● Material:
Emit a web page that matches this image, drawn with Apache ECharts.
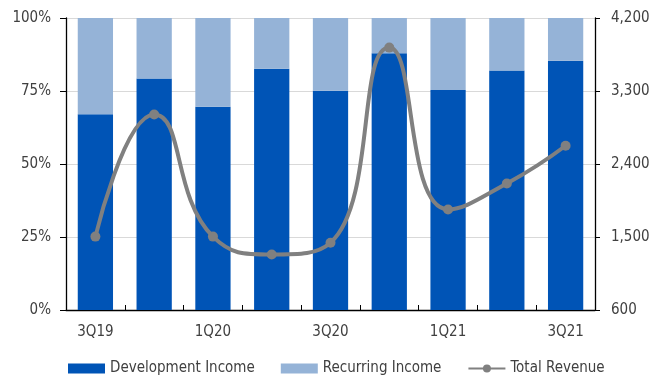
<!DOCTYPE html>
<html><head><meta charset="utf-8">
<script src="https://cdn.jsdelivr.net/npm/echarts@6/dist/echarts.min.js"></script>
<style>html,body{margin:0;padding:0;background:#fff}#c{width:653px;height:378px}</style>
</head><body><div id="c"></div>
<script>
const categories = ['3Q19','4Q19','1Q20','2Q20','3Q20','4Q20','1Q21','2Q21','3Q21'];
const developmentPct = [67, 79.3, 69.6, 82.6, 75.1, 87.9, 75.3, 82.0, 85.4];
const recurringPct = developmentPct.map(v => +(100 - v).toFixed(1));
const totalRevenue = [1505, 3010, 1505, 1285, 1430, 3835, 1840, 2160, 2625];
const leftTicks = {min: 0, max: 100, interval: 25};
const rightTicks = {min: 600, max: 4200, interval: 900};

const font = '"Liberation Sans Narrow", "DejaVu Sans Condensed", "Liberation Sans"';
const txt = '#404040';
const fs = 15;
const chart = echarts.init(document.getElementById('c'), null, {renderer: 'canvas'});
chart.setOption({
  animation: false,
  textStyle: {fontFamily: font},
  grid: {left: 66, right: 58, top: 18, bottom: 68},
  legend: {
    left: 68, top: 361, itemWidth: 37, itemHeight: 10, itemGap: 26, padding: 0,
    textStyle: {fontFamily: font, fontSize: fs, color: txt},
    data: [{name: 'Development Income', icon: 'rect'}, {name: 'Recurring Income', icon: 'rect'}, 'Total Revenue']
  },
  xAxis: {
    type: 'category', data: categories,
    axisLine: {lineStyle: {color: '#000', width: 1.3}},
    axisTick: {show: true, inside: true, interval: 0, length: 5, lineStyle: {color: '#000'}},
    axisLabel: {interval: 1, color: txt, fontSize: fs, margin: 15, fontFamily: font}
  },
  yAxis: [
    {type: 'value', min: leftTicks.min, max: leftTicks.max, interval: leftTicks.interval,
     axisLine: {show: true, lineStyle: {color: '#000', width: 1.3}},
     axisTick: {show: true, length: 6, lineStyle: {color: '#000'}},
     axisLabel: {formatter: '{value}%', color: txt, fontSize: fs, margin: 15, fontFamily: font},
     splitLine: {lineStyle: {color: '#D9D9D9', width: 1}}},
    {type: 'value', min: rightTicks.min, max: rightTicks.max, interval: rightTicks.interval, position: 'right',
     axisLine: {show: true, lineStyle: {color: '#000', width: 1.3}},
     axisTick: {show: true, length: 5, lineStyle: {color: '#000'}},
     axisLabel: {formatter: v => v.toLocaleString('en-US'), color: txt, fontSize: fs, margin: 16, fontFamily: font},
     splitLine: {show: false}}
  ],
  series: [
    {name: 'Development Income', type: 'bar', stack: 'a', barWidth: '60%', data: developmentPct,
     itemStyle: {color: '#0054B6'}},
    {name: 'Recurring Income', type: 'bar', stack: 'a', data: recurringPct,
     itemStyle: {color: '#95B3D7'}},
    {name: 'Total Revenue', type: 'line', yAxisIndex: 1, data: totalRevenue, smooth: 0.5,
     symbol: 'circle', symbolSize: 10,
     lineStyle: {color: '#808080', width: 4}, itemStyle: {color: '#808080'}}
  ]
});
</script></body></html>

● Stated problem: Output an exact copy of the material, with the pictures removed.

● Result:
Emit a web page that matches this image, drawn with Apache ECharts.
<!DOCTYPE html>
<html><head><meta charset="utf-8">
<script src="https://cdn.jsdelivr.net/npm/echarts@6/dist/echarts.min.js"></script>
<style>html,body{margin:0;padding:0;background:#fff}#c{width:653px;height:378px}</style>
</head><body><div id="c"></div>
<script>
const categories = ['3Q19','4Q19','1Q20','2Q20','3Q20','4Q20','1Q21','2Q21','3Q21'];
const developmentPct = [67, 79.3, 69.6, 82.6, 75.1, 87.9, 75.3, 82.0, 85.4];
const recurringPct = developmentPct.map(v => +(100 - v).toFixed(1));
const totalRevenue = [1505, 3010, 1505, 1285, 1430, 3835, 1840, 2160, 2625];
const leftTicks = {min: 0, max: 100, interval: 25};
const rightTicks = {min: 600, max: 4200, interval: 900};

const font = '"Liberation Sans Narrow", "DejaVu Sans Condensed", "Liberation Sans"';
const txt = '#404040';
const fs = 15;
const chart = echarts.init(document.getElementById('c'), null, {renderer: 'canvas'});
chart.setOption({
  animation: false,
  textStyle: {fontFamily: font},
  grid: {left: 66, right: 58, top: 18, bottom: 68},
  legend: {
    left: 68, top: 361, itemWidth: 37, itemHeight: 10, itemGap: 26, padding: 0,
    textStyle: {fontFamily: font, fontSize: fs, color: txt},
    data: [{name: 'Development Income', icon: 'rect'}, {name: 'Recurring Income', icon: 'rect'}, 'Total Revenue']
  },
  xAxis: {
    type: 'category', data: categories,
    axisLine: {lineStyle: {color: '#000', width: 1.3}},
    axisTick: {show: true, inside: true, interval: 0, length: 5, lineStyle: {color: '#000'}},
    axisLabel: {interval: 1, color: txt, fontSize: fs, margin: 15, fontFamily: font}
  },
  yAxis: [
    {type: 'value', min: leftTicks.min, max: leftTicks.max, interval: leftTicks.interval,
     axisLine: {show: true, lineStyle: {color: '#000', width: 1.3}},
     axisTick: {show: true, length: 6, lineStyle: {color: '#000'}},
     axisLabel: {formatter: '{value}%', color: txt, fontSize: fs, margin: 15, fontFamily: font},
     splitLine: {lineStyle: {color: '#D9D9D9', width: 1}}},
    {type: 'value', min: rightTicks.min, max: rightTicks.max, interval: rightTicks.interval, position: 'right',
     axisLine: {show: true, lineStyle: {color: '#000', width: 1.3}},
     axisTick: {show: true, length: 5, lineStyle: {color: '#000'}},
     axisLabel: {formatter: v => v.toLocaleString('en-US'), color: txt, fontSize: fs, margin: 16, fontFamily: font},
     splitLine: {show: false}}
  ],
  series: [
    {name: 'Development Income', type: 'bar', stack: 'a', barWidth: '60%', data: developmentPct,
     itemStyle: {color: '#0054B6'}},
    {name: 'Recurring Income', type: 'bar', stack: 'a', data: recurringPct,
     itemStyle: {color: '#95B3D7'}},
    {name: 'Total Revenue', type: 'line', yAxisIndex: 1, data: totalRevenue, smooth: 0.5,
     symbol: 'circle', symbolSize: 10,
     lineStyle: {color: '#808080', width: 4}, itemStyle: {color: '#808080'}}
  ]
});
</script></body></html>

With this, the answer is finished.